» **Stated exercise**:
Copy every entry exactly as given, minus the images.

[Plotting code records]
^^^^^^^^
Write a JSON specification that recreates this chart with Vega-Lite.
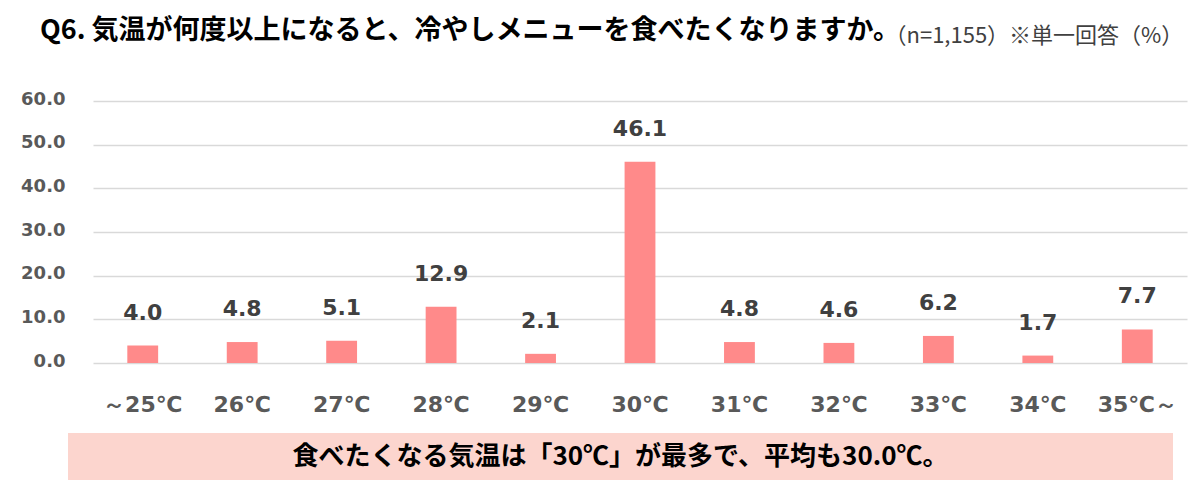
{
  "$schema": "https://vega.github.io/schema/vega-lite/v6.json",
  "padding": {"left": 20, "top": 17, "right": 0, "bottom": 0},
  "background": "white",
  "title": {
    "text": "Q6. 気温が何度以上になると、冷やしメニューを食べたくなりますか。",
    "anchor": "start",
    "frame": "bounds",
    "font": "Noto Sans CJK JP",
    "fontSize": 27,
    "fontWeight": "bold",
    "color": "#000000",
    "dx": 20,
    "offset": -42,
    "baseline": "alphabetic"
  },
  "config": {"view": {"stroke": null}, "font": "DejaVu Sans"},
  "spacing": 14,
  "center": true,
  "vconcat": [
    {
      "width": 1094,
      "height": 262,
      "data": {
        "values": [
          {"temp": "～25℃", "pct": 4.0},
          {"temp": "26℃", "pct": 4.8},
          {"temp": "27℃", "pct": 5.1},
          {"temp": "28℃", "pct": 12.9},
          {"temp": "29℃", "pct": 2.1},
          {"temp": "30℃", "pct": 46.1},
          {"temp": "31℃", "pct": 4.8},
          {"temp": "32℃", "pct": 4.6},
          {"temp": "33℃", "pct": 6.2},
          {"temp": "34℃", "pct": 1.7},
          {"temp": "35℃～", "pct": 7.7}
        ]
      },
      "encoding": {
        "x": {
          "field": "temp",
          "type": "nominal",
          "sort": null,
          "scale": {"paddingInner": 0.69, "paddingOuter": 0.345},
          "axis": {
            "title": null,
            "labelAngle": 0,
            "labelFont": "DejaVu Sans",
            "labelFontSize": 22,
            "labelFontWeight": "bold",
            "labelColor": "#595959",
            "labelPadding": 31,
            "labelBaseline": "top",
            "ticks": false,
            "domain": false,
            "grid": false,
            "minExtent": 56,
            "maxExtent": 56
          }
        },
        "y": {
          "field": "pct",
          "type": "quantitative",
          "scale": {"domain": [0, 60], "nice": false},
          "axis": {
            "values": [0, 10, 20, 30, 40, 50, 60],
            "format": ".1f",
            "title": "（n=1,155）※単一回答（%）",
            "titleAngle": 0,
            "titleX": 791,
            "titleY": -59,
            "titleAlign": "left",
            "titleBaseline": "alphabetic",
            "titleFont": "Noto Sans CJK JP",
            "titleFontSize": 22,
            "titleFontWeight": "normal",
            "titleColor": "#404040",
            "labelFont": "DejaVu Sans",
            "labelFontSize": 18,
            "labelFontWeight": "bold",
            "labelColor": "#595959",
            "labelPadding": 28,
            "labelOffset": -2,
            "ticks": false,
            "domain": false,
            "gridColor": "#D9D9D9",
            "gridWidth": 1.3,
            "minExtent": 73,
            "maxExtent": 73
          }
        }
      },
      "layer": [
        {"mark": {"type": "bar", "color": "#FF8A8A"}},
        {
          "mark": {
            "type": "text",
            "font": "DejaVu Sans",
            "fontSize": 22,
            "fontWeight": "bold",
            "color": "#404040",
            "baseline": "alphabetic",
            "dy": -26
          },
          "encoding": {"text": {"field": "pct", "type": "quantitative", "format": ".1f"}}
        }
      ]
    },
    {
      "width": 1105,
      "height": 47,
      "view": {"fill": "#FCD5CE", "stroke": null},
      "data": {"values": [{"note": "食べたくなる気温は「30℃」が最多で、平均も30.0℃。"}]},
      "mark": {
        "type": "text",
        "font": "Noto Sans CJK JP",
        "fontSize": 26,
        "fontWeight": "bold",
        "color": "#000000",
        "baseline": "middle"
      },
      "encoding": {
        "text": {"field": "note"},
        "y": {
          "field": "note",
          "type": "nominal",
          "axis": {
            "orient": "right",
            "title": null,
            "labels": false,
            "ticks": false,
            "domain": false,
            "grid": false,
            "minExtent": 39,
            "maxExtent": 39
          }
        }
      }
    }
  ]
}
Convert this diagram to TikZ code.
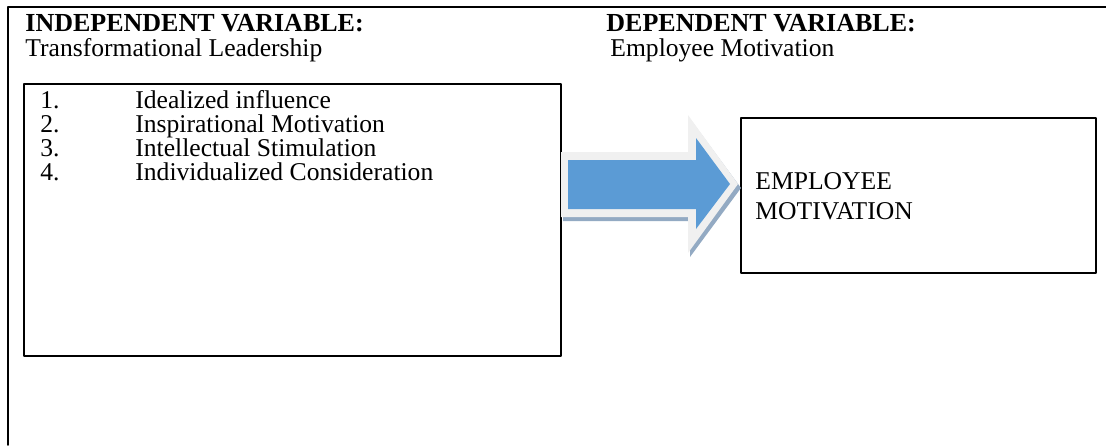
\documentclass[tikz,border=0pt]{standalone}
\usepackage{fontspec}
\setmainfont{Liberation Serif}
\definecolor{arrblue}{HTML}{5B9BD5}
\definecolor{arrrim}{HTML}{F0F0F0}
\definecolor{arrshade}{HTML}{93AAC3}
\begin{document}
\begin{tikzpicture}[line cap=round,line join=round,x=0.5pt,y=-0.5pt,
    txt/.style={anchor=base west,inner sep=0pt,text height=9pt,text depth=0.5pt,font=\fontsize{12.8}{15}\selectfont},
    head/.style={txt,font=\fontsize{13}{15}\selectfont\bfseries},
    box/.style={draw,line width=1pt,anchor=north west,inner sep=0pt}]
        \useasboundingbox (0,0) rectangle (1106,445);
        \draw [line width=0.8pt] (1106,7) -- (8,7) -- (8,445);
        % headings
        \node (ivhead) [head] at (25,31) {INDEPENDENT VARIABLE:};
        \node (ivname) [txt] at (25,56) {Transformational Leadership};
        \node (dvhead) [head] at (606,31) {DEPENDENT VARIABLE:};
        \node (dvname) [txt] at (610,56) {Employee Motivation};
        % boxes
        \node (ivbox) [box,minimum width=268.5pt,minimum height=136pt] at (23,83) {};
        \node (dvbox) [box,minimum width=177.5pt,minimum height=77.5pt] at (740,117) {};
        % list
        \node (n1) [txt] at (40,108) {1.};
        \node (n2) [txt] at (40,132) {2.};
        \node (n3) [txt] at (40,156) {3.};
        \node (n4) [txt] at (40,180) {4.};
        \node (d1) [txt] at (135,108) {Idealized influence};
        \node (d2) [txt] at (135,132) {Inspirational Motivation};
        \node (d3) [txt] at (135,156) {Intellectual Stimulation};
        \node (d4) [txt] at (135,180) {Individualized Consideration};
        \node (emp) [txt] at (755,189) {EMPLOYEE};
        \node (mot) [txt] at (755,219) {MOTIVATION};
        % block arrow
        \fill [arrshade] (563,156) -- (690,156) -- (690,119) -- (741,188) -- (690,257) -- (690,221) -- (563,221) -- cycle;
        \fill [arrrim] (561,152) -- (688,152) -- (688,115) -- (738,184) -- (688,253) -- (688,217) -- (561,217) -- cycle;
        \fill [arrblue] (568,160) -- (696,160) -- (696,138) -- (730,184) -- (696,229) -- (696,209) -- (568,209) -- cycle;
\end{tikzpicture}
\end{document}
^^^^^^^^
» **Correct answer**:
Write a JSON specification that recreates this chart with Vega-Lite.
{
  "$schema": "https://vega.github.io/schema/vega-lite/v6.json",
  "padding": {"left": 20, "top": 17, "right": 0, "bottom": 0},
  "background": "white",
  "title": {
    "text": "Q6. 気温が何度以上になると、冷やしメニューを食べたくなりますか。",
    "anchor": "start",
    "frame": "bounds",
    "font": "Noto Sans CJK JP",
    "fontSize": 27,
    "fontWeight": "bold",
    "color": "#000000",
    "dx": 20,
    "offset": -42,
    "baseline": "alphabetic"
  },
  "config": {"view": {"stroke": null}, "font": "DejaVu Sans"},
  "spacing": 14,
  "center": true,
  "vconcat": [
    {
      "width": 1094,
      "height": 262,
      "data": {
        "values": [
          {"temp": "～25℃", "pct": 4.0},
          {"temp": "26℃", "pct": 4.8},
          {"temp": "27℃", "pct": 5.1},
          {"temp": "28℃", "pct": 12.9},
          {"temp": "29℃", "pct": 2.1},
          {"temp": "30℃", "pct": 46.1},
          {"temp": "31℃", "pct": 4.8},
          {"temp": "32℃", "pct": 4.6},
          {"temp": "33℃", "pct": 6.2},
          {"temp": "34℃", "pct": 1.7},
          {"temp": "35℃～", "pct": 7.7}
        ]
      },
      "encoding": {
        "x": {
          "field": "temp",
          "type": "nominal",
          "sort": null,
          "scale": {"paddingInner": 0.69, "paddingOuter": 0.345},
          "axis": {
            "title": null,
            "labelAngle": 0,
            "labelFont": "DejaVu Sans",
            "labelFontSize": 22,
            "labelFontWeight": "bold",
            "labelColor": "#595959",
            "labelPadding": 31,
            "labelBaseline": "top",
            "ticks": false,
            "domain": false,
            "grid": false,
            "minExtent": 56,
            "maxExtent": 56
          }
        },
        "y": {
          "field": "pct",
          "type": "quantitative",
          "scale": {"domain": [0, 60], "nice": false},
          "axis": {
            "values": [0, 10, 20, 30, 40, 50, 60],
            "format": ".1f",
            "title": "（n=1,155）※単一回答（%）",
            "titleAngle": 0,
            "titleX": 791,
            "titleY": -59,
            "titleAlign": "left",
            "titleBaseline": "alphabetic",
            "titleFont": "Noto Sans CJK JP",
            "titleFontSize": 22,
            "titleFontWeight": "normal",
            "titleColor": "#404040",
            "labelFont": "DejaVu Sans",
            "labelFontSize": 18,
            "labelFontWeight": "bold",
            "labelColor": "#595959",
            "labelPadding": 28,
            "labelOffset": -2,
            "ticks": false,
            "domain": false,
            "gridColor": "#D9D9D9",
            "gridWidth": 1.3,
            "minExtent": 73,
            "maxExtent": 73
          }
        }
      },
      "layer": [
        {"mark": {"type": "bar", "color": "#FF8A8A"}},
        {
          "mark": {
            "type": "text",
            "font": "DejaVu Sans",
            "fontSize": 22,
            "fontWeight": "bold",
            "color": "#404040",
            "baseline": "alphabetic",
            "dy": -26
          },
          "encoding": {"text": {"field": "pct", "type": "quantitative", "format": ".1f"}}
        }
      ]
    },
    {
      "width": 1105,
      "height": 47,
      "view": {"fill": "#FCD5CE", "stroke": null},
      "data": {"values": [{"note": "食べたくなる気温は「30℃」が最多で、平均も30.0℃。"}]},
      "mark": {
        "type": "text",
        "font": "Noto Sans CJK JP",
        "fontSize": 26,
        "fontWeight": "bold",
        "color": "#000000",
        "baseline": "middle"
      },
      "encoding": {
        "text": {"field": "note"},
        "y": {
          "field": "note",
          "type": "nominal",
          "axis": {
            "orient": "right",
            "title": null,
            "labels": false,
            "ticks": false,
            "domain": false,
            "grid": false,
            "minExtent": 39,
            "maxExtent": 39
          }
        }
      }
    }
  ]
}
Convert this diagram to TikZ code.
\documentclass[tikz,border=0pt]{standalone}
\usepackage{fontspec}
\setmainfont{Liberation Serif}
\definecolor{arrblue}{HTML}{5B9BD5}
\definecolor{arrrim}{HTML}{F0F0F0}
\definecolor{arrshade}{HTML}{93AAC3}
\begin{document}
\begin{tikzpicture}[line cap=round,line join=round,x=0.5pt,y=-0.5pt,
    txt/.style={anchor=base west,inner sep=0pt,text height=9pt,text depth=0.5pt,font=\fontsize{12.8}{15}\selectfont},
    head/.style={txt,font=\fontsize{13}{15}\selectfont\bfseries},
    box/.style={draw,line width=1pt,anchor=north west,inner sep=0pt}]
        \useasboundingbox (0,0) rectangle (1106,445);
        \draw [line width=0.8pt] (1106,7) -- (8,7) -- (8,445);
        % headings
        \node (ivhead) [head] at (25,31) {INDEPENDENT VARIABLE:};
        \node (ivname) [txt] at (25,56) {Transformational Leadership};
        \node (dvhead) [head] at (606,31) {DEPENDENT VARIABLE:};
        \node (dvname) [txt] at (610,56) {Employee Motivation};
        % boxes
        \node (ivbox) [box,minimum width=268.5pt,minimum height=136pt] at (23,83) {};
        \node (dvbox) [box,minimum width=177.5pt,minimum height=77.5pt] at (740,117) {};
        % list
        \node (n1) [txt] at (40,108) {1.};
        \node (n2) [txt] at (40,132) {2.};
        \node (n3) [txt] at (40,156) {3.};
        \node (n4) [txt] at (40,180) {4.};
        \node (d1) [txt] at (135,108) {Idealized influence};
        \node (d2) [txt] at (135,132) {Inspirational Motivation};
        \node (d3) [txt] at (135,156) {Intellectual Stimulation};
        \node (d4) [txt] at (135,180) {Individualized Consideration};
        \node (emp) [txt] at (755,189) {EMPLOYEE};
        \node (mot) [txt] at (755,219) {MOTIVATION};
        % block arrow
        \fill [arrshade] (563,156) -- (690,156) -- (690,119) -- (741,188) -- (690,257) -- (690,221) -- (563,221) -- cycle;
        \fill [arrrim] (561,152) -- (688,152) -- (688,115) -- (738,184) -- (688,253) -- (688,217) -- (561,217) -- cycle;
        \fill [arrblue] (568,160) -- (696,160) -- (696,138) -- (730,184) -- (696,229) -- (696,209) -- (568,209) -- cycle;
\end{tikzpicture}
\end{document}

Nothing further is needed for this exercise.